“If you went beyond this point they would have shot you” Barbara tells us as we walk past lampposts painted with military looking red and white stripes. “Down there you can see our love huts,” she gestures towards a row of small triangular wooden structures just big enough to hold a double bed, cosily set amongst the pine trees.
“Inside them , you're contained but also in nature - it's a beautiful place to make love” she says, a broad smile stretching across her serene round face. Barbara is the public relations person for ZEGG - the Centre for Experimental Cultural Design (Zentrum fur experimentelle Gesellschaftsgestaltung) - a “free love” eco-village housed in the shell of a sprawling Stasi (East German secret police) base on the edges of a sandy pine forest eighty kilometres from Berlin.
It 's a wonderful historical irony that these buildings which are now covered in solar panels and surrounded by permaculture gardens used to be Stasi training quarters, where the “Romeo technique” was taught. This involved training East German men to seduce western women into romantically dependent relationships, so as to coerce them to become spies in western organisations. After the fall of the Berlin wall, the site was bought by ZEGG, and now inside these characterless premises people are living, teaching and practicing a very different kind of loving.
Where deceit and sexual control was once taught, seminars and workshops are now run which promote trust and transparency as the foundations of community. Founded on the motto that “There can be no peace on earth as long as there is war in love,” the 80 members of ZEGG are developing innovative techniques for building new forms of collective life.
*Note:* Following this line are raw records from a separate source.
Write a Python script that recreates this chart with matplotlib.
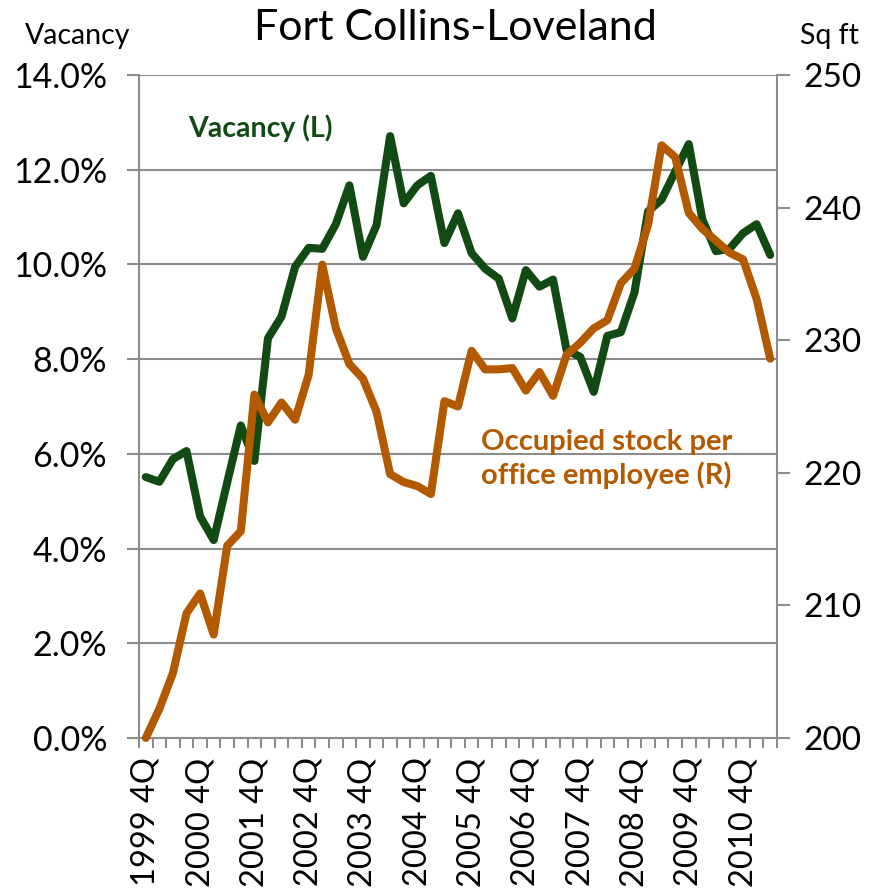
import matplotlib
matplotlib.use("Agg")
import matplotlib.pyplot as plt
import numpy as np

# quarters 1999 4Q .. 2011 2Q
quarters = ["1999 4Q"] + [f"{y} {q}Q" for y in range(2000, 2011) for q in (1, 2, 3, 4)] + ["2011 1Q", "2011 2Q"]

vacancy = [5.51, 5.41, 5.89, 6.06, 4.68, 4.18, 5.40, 6.60, 5.85, 8.44,
           8.90, 9.95, 10.35, 10.33, 10.85, 11.67, 10.16, 10.83, 12.71, 11.29,
           11.67, 11.87, 10.45, 11.08, 10.24, 9.91, 9.70, 8.86, 9.88, 9.53,
           9.68, 8.19, 8.05, 7.31, 8.49, 8.57, 9.41, 11.12, 11.37, 11.96,
           12.54, 10.95, 10.28, 10.33, 10.66, 10.85, 10.20]

sqft = [200.0, 202.2, 204.9, 209.4, 210.9, 207.8, 214.5, 215.6, 225.9, 223.8,
        225.3, 224.0, 227.4, 235.7, 230.9, 228.2, 227.1, 224.6, 219.9, 219.3,
        219.0, 218.4, 225.4, 225.0, 229.2, 227.8, 227.8, 227.9, 226.2, 227.6,
        225.8, 228.9, 229.8, 230.9, 231.5, 234.3, 235.4, 238.7, 244.7, 243.8,
        239.6, 238.4, 237.5, 236.6, 236.1, 233.1, 228.6]

green = "#124A14"
orange = "#B35900"
grid_c = "#8C8C8C"

plt.rcParams["font.family"] = ["Lato", "DejaVu Sans"]

fig = plt.figure(figsize=(8.71, 8.90), dpi=100)
ax = fig.add_axes([139 / 871, 1 - 738 / 890, (777 - 139) / 871, (738 - 75) / 890])
ax2 = ax.twinx()

x = np.arange(len(quarters))
ax.plot(x, vacancy, color=green, lw=5.8, solid_joinstyle="round", solid_capstyle="round", clip_on=False)
ax2.plot(x, sqft, color=orange, lw=5.8, solid_joinstyle="round", solid_capstyle="round", clip_on=False)

ax.set_xlim(-0.5, len(quarters) - 0.5)
ax.set_ylim(0, 14)
ax2.set_ylim(200, 250)

ax.set_yticks(np.arange(0, 15, 2))
ax.set_yticklabels([f"{v:.1f}%" for v in np.arange(0, 15, 2)])
ax2.set_yticks(np.arange(200, 251, 10))

ax.set_xticks(x[::4])
ax.set_xticklabels(quarters[::4], rotation=90)
ax.set_xticks(np.arange(-0.5, len(quarters), 1), minor=True)

ax.grid(axis="y", color=grid_c, lw=1.5)
ax.set_axisbelow(True)

for a in (ax, ax2):
    for s in a.spines.values():
        s.set_visible(False)
ax.spines["left"].set_visible(True)
ax.spines["left"].set_color(grid_c)
ax.spines["left"].set_linewidth(1.5)
ax.spines["bottom"].set_visible(True)
ax.spines["bottom"].set_color(grid_c)
ax.spines["bottom"].set_linewidth(1.5)
ax2.spines["right"].set_visible(True)
ax2.spines["right"].set_color(grid_c)
ax2.spines["right"].set_linewidth(1.5)

ax.tick_params(axis="y", length=9, width=1.5, color=grid_c, labelsize=24.5, pad=14)
ax2.tick_params(axis="y", length=9, width=1.5, color=grid_c, labelsize=24, pad=10)
ax.tick_params(axis="x", which="major", length=0, labelsize=23.5, pad=14)
ax.tick_params(axis="x", which="minor", length=7, width=1.5, color=grid_c)

fig.text(455 / 871, 1 - 28 / 890, "Fort Collins-Loveland", ha="center", va="center", fontsize=31)
fig.text(78 / 871, 1 - 36 / 890, "Vacancy", ha="center", va="center", fontsize=20.5)
fig.text(829 / 871, 1 - 36 / 890, "Sq ft", ha="center", va="center", fontsize=20.5)

fig.text(188 / 871, 1 - 128 / 890, "Vacancy (L)", ha="left", va="center",
         fontsize=20.5, fontweight="bold", color=green)
fig.text(481 / 871, 1 - 459 / 890, "Occupied stock per\noffice employee (R)", ha="left", va="center",
         fontsize=21, fontweight="bold", color=orange, linespacing=1.3)

fig.savefig("out.png", dpi=100)
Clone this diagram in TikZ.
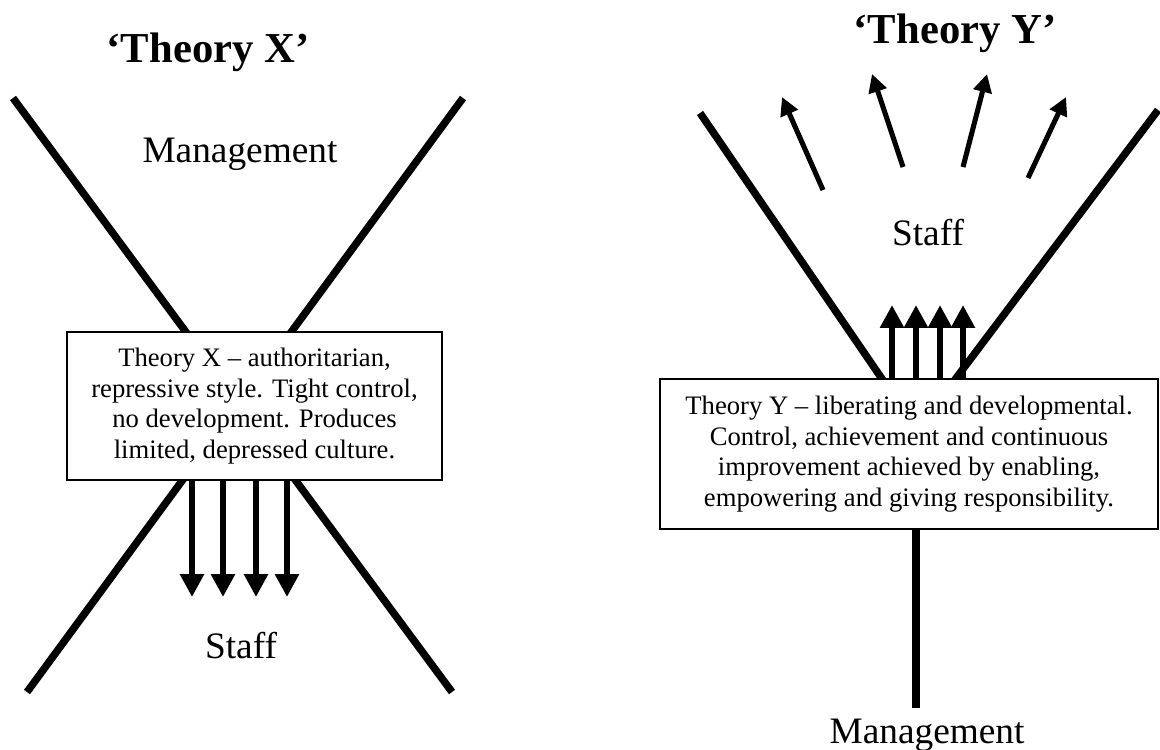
\documentclass[tikz,border=0pt]{standalone}
\usepackage{fontspec}
\setmainfont{Liberation Serif}
\usetikzlibrary{arrows.meta}
\usetikzlibrary{positioning}

\begin{document}
\begin{tikzpicture}[%
x={(0.375pt,0pt)},
y={(0pt,-0.375pt)},
balken/.style={line width=2.8pt},
pfeil/.style={line width=2.2pt,-{Triangle[length=8.6pt,width=8.6pt]}},
strahl/.style={line width=1.9pt,-{Triangle[length=6.8pt,width=6.8pt]}},
kasten/.style={draw,line width=0.75pt,fill=white,align=center,inner sep=0pt,
  font=\fontsize{10}{11.5}\selectfont},
titel/.style={anchor=base,font=\fontsize{16}{18}\selectfont\bfseries},
etikett/.style={anchor=base,font=\fontsize{14}{16}\selectfont},
]
\useasboundingbox (0,0) rectangle (1160,749);

%Theory X
\coordinate (XA) at (13,98);
\coordinate (XB) at (463,98);
\coordinate (XC) at (27,692);
\coordinate (XD) at (452,692);
\draw[balken] (XA) -- (XD);
\draw[balken] (XB) -- (XC);

\node[kasten, minimum width=140.6pt, minimum height=55.5pt] (boxX) at (254.5,406)
{Theory X -- authoritarian,\\ repressive style. Tight control,\\
no development. Produces\\ limited, depressed culture.};

\foreach \x [count=\i] in {192,223,256,287}{
  \coordinate (t\i) at (\x,597);
  \draw[pfeil] (boxX.south -| t\i) -- (t\i);
}

\node[titel] (titleX) at (208,62) {‘Theory X’};
\node[etikett] (mgmtX) at (240,162) {Management};
\node[etikett] (staffX) at (241,658) {Staff};

%Theory Y
\coordinate (YA) at (700,113);
\coordinate (YB) at (1158,110);
\coordinate (YV) at (917,430);
\coordinate (YS) at (916,708);
\draw[balken] (YA) -- (YV) -- (YB);

\node[kasten, minimum width=186.75pt, minimum height=56.25pt] (boxY) at (909,454)
{Theory Y -- liberating and developmental.\\ Control, achievement and continuous\\
improvement achieved by enabling,\\ empowering and giving responsibility.};

\draw[balken] (boxY.south -| YS) -- (YS);

\foreach \x [count=\i] in {892,916,940,963}{
  \coordinate (u\i) at (\x,305);
  \draw[pfeil] (boxY.north -| u\i) -- (u\i);
}

\coordinate (s1) at (823,190);
\coordinate (e1) at (782,97);
\coordinate (s2) at (903,167);
\coordinate (e2) at (872,74);
\coordinate (s3) at (963,167);
\coordinate (e3) at (987,74);
\coordinate (s4) at (1028,178);
\coordinate (e4) at (1066,97);
\foreach \i in {1,...,4}
  \draw[strahl] (s\i) -- (e\i);

\node[titel] (titleY) at (955,43) {‘Theory Y’};
\node[etikett] (staffY) at (928,245) {Staff};
\node[etikett] (mgmtY) at (927,743) {Management};

\end{tikzpicture}
\end{document}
In our atomised western societies, living in community has not only been devalued but many of the skills required to enable us to live together have been lost. Thousands upon thousands of radical groups and intentional communities have fallen apart because of internal conflicts, often stemming (whether conscious or not) from issues of love, sex, money and power.
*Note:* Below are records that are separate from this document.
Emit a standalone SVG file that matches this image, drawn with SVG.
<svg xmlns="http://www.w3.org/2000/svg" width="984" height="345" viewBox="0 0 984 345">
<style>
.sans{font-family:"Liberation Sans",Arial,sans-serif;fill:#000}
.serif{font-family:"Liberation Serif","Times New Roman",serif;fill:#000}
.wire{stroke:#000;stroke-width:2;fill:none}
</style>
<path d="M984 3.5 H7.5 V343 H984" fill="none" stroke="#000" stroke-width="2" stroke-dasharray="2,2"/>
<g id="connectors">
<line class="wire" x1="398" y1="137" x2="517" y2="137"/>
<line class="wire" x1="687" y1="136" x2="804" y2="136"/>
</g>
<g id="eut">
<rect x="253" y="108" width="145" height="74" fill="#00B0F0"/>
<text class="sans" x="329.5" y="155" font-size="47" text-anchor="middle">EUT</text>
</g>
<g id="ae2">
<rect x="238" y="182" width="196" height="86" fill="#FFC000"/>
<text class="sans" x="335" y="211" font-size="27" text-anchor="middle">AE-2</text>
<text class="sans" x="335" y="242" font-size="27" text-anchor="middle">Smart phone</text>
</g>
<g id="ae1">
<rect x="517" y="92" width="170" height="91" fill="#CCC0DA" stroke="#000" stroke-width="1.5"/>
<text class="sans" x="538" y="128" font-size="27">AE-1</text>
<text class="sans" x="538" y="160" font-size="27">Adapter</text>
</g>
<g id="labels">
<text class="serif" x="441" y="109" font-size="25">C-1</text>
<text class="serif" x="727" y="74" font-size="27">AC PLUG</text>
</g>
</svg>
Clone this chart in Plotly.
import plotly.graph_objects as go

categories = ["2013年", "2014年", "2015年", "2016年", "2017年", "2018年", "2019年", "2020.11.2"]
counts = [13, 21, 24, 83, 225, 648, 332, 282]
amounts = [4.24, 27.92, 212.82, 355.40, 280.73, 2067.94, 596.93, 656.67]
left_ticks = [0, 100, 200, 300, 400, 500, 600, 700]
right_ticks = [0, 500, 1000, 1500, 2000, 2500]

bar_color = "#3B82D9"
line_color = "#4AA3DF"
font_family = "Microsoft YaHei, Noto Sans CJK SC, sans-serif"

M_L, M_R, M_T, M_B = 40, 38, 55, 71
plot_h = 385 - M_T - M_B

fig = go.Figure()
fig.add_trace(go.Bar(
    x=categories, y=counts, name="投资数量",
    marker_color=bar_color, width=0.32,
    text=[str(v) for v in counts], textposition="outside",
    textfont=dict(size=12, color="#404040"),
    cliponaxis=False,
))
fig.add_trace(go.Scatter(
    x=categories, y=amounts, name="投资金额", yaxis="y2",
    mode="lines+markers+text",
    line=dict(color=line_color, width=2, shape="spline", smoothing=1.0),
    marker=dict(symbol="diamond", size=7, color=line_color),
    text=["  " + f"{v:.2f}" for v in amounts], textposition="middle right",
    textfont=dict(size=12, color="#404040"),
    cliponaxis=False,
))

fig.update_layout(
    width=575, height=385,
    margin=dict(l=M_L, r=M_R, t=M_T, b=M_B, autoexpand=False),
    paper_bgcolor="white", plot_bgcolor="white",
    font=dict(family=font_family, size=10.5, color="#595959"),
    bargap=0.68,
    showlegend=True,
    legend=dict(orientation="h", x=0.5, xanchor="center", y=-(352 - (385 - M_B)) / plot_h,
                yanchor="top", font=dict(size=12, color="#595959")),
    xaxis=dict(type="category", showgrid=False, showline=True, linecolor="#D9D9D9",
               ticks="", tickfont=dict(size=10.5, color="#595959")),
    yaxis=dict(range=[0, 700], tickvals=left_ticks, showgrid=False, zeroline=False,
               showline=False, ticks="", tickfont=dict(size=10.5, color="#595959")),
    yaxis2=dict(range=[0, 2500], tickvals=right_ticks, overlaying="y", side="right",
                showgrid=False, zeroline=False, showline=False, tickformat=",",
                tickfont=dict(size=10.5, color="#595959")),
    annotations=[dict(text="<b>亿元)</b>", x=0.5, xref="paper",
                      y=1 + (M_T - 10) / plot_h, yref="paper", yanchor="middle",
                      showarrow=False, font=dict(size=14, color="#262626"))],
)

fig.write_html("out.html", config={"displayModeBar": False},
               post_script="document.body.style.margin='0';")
Since its inception 30 years ago, this community has believed that peace and ecological sustainability can only be achieved when such conflicts are dealt with. For ZEGG these conflicts had to be meticulously studied and solutions found. What emerged from the research was the realisation that problem solving and decisionmaking processes are often burdened by emotional baggage. So they decided to split decision-making meetings from emotional exploration by setting up a process called “The Forum”. Forum is a technique for showing yourself and your emotions to others. The community sit in a circle and people take turns to stand in the middle and express what's going on for them. The key is not to tell but to show, to reveal in the moment of performance what your feeling are, sometimes it comes out as words, sometimes as movement, sounds, a song, a gesture. The others respond in a technique called “mirroring”.
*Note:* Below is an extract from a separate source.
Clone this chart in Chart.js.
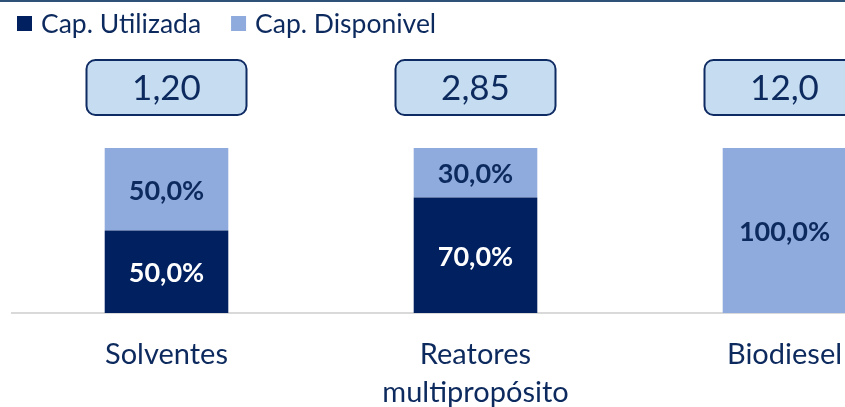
<!DOCTYPE html>
<html>
<head>
<meta charset="utf-8">
<script src="https://cdn.jsdelivr.net/npm/chart.js@4.4.0/dist/chart.umd.min.js"></script>
<style>
  html, body { margin: 0; padding: 0; background: #fff; overflow: hidden; }
  #wrap { position: relative; width: 940px; height: 407px; }
</style>
</head>
<body>
<div id="wrap"><canvas id="chart1"></canvas></div>
<script>
// dados
categorias = ['Solventes', ['Reatores', 'multipropósito'], 'Biodiesel'];
capUtilizada = [50, 70, 0];
capDisponivel = [50, 30, 100];
capacidade = [1.20, 2.85, 12.0];

const corEscura = '#002060';
const corClara = '#8FAADC';
const corTexto = '#0D2A5E';
const fonte = 'Lato, "Open Sans", sans-serif';

function formatPct(v){
    return v.toFixed(1).replace('.', ',') + '%';
}

function formatCap(v){
    return v.toPrecision(3).replace('.', ',');
}

// linha no topo, legenda, caixas de capacidade e rótulos das barras
const extras = {
    id: 'extras',
    beforeDraw(chart){
        const ctx = chart.ctx;
        ctx.save();
        ctx.fillStyle = '#2E5177';
        ctx.fillRect(0, 0, chart.width, 2);

        // legenda
        ctx.font = '26.5px ' + fonte;
        ctx.textBaseline = 'middle';
        ctx.textAlign = 'left';
        let x = 17;
        chart.data.datasets.forEach(function(ds){
            ctx.fillStyle = ds.backgroundColor;
            ctx.fillRect(x, 16, 15, 15);
            ctx.fillStyle = corTexto;
            ctx.fillText(ds.label, x + 24, 24);
            x += 24 + ctx.measureText(ds.label).width + 30;
        });
        ctx.restore();
    },
    afterDatasetsDraw(chart){
        const ctx = chart.ctx;
        const xScale = chart.scales.x;
        ctx.save();

        // caixas
        for(let i = 0; i < capacidade.length; i++){
            const cx = xScale.getPixelForValue(i);
            const w = 160, h = 55, top = 60;
            ctx.beginPath();
            ctx.roundRect(cx - w / 2, top, w, h, 9);
            ctx.fillStyle = '#C6DCF1';
            ctx.fill();
            ctx.lineWidth = 2;
            ctx.strokeStyle = '#0F2B63';
            ctx.stroke();
            ctx.fillStyle = corTexto;
            ctx.font = '35px ' + fonte;
            ctx.textAlign = 'center';
            ctx.textBaseline = 'middle';
            ctx.fillText(formatCap(capacidade[i]), cx, top + h / 2 + 1);
        }

        // rótulos das barras
        ctx.font = 'bold 27px ' + fonte;
        chart.data.datasets.forEach(function(ds, di){
            const meta = chart.getDatasetMeta(di);
            meta.data.forEach(function(el, i){
                const v = ds.data[i];
                if(!v) return;
                ctx.fillStyle = di === 0 ? '#FFFFFF' : corTexto;
                ctx.fillText(formatPct(v), el.x, (el.y + el.base) / 2 + 2);
            });
        });
        ctx.restore();
    }
};

chart1Ctx = document.querySelector('canvas#chart1').getContext('2d');

chart1 = new Chart(chart1Ctx, {
    type: 'bar',
    data: {
        labels: categorias,
        datasets: [
            {
                label: 'Cap. Utilizada',
                data: capUtilizada,
                backgroundColor: corEscura
            },
            {
                label: 'Cap. Disponivel',
                data: capDisponivel,
                backgroundColor: corClara
            }
        ]
    },
    options: {
        responsive: true,
        maintainAspectRatio: false,
        animation: false,
        layout: {
            padding: { top: 148, left: 12, right: 1, bottom: 0 }
        },
        datasets: {
            bar: { categoryPercentage: 0.4, barPercentage: 1 }
        },
        scales: {
            x: {
                stacked: true,
                grid: { display: false, drawTicks: false, tickLength: 0 },
                border: { display: true, color: '#D9D9D9', width: 2 },
                ticks: {
                    autoSkip: false,
                    maxRotation: 0,
                    padding: 23,
                    color: corTexto,
                    font: { family: fonte, size: 29, lineHeight: 1.3 }
                },
                afterFit(scale){
                    scale.height = 94;
                }
            },
            y: {
                stacked: true,
                display: false,
                min: 0,
                max: 100
            }
        },
        plugins: {
            legend: { display: false },
            tooltip: { enabled: false }
        }
    },
    plugins: [extras]
});
</script>
</body>
</html>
“Mirroring is seen as a gift for the person, not a critique” Barbara tells us “when you realise that by revealing your own weakness it brings people closer to you rather than pushes people away, then you are able to trust.”
Before moving to ZEGG, Barbara trained and worked in psychology. “The people who live here have a more complex understanding of psychology than anyone I had met in my work or my professors at university” she explains with a wisdom and authenticity that many of the people here seem to possess.
Isa and I had never experienced a place where love and sexuality felt so healthy, so much part of everyday life, something that was not an individual or couple's surreptitious world but something that could be shared between everyone with such dignity and unburdened joy.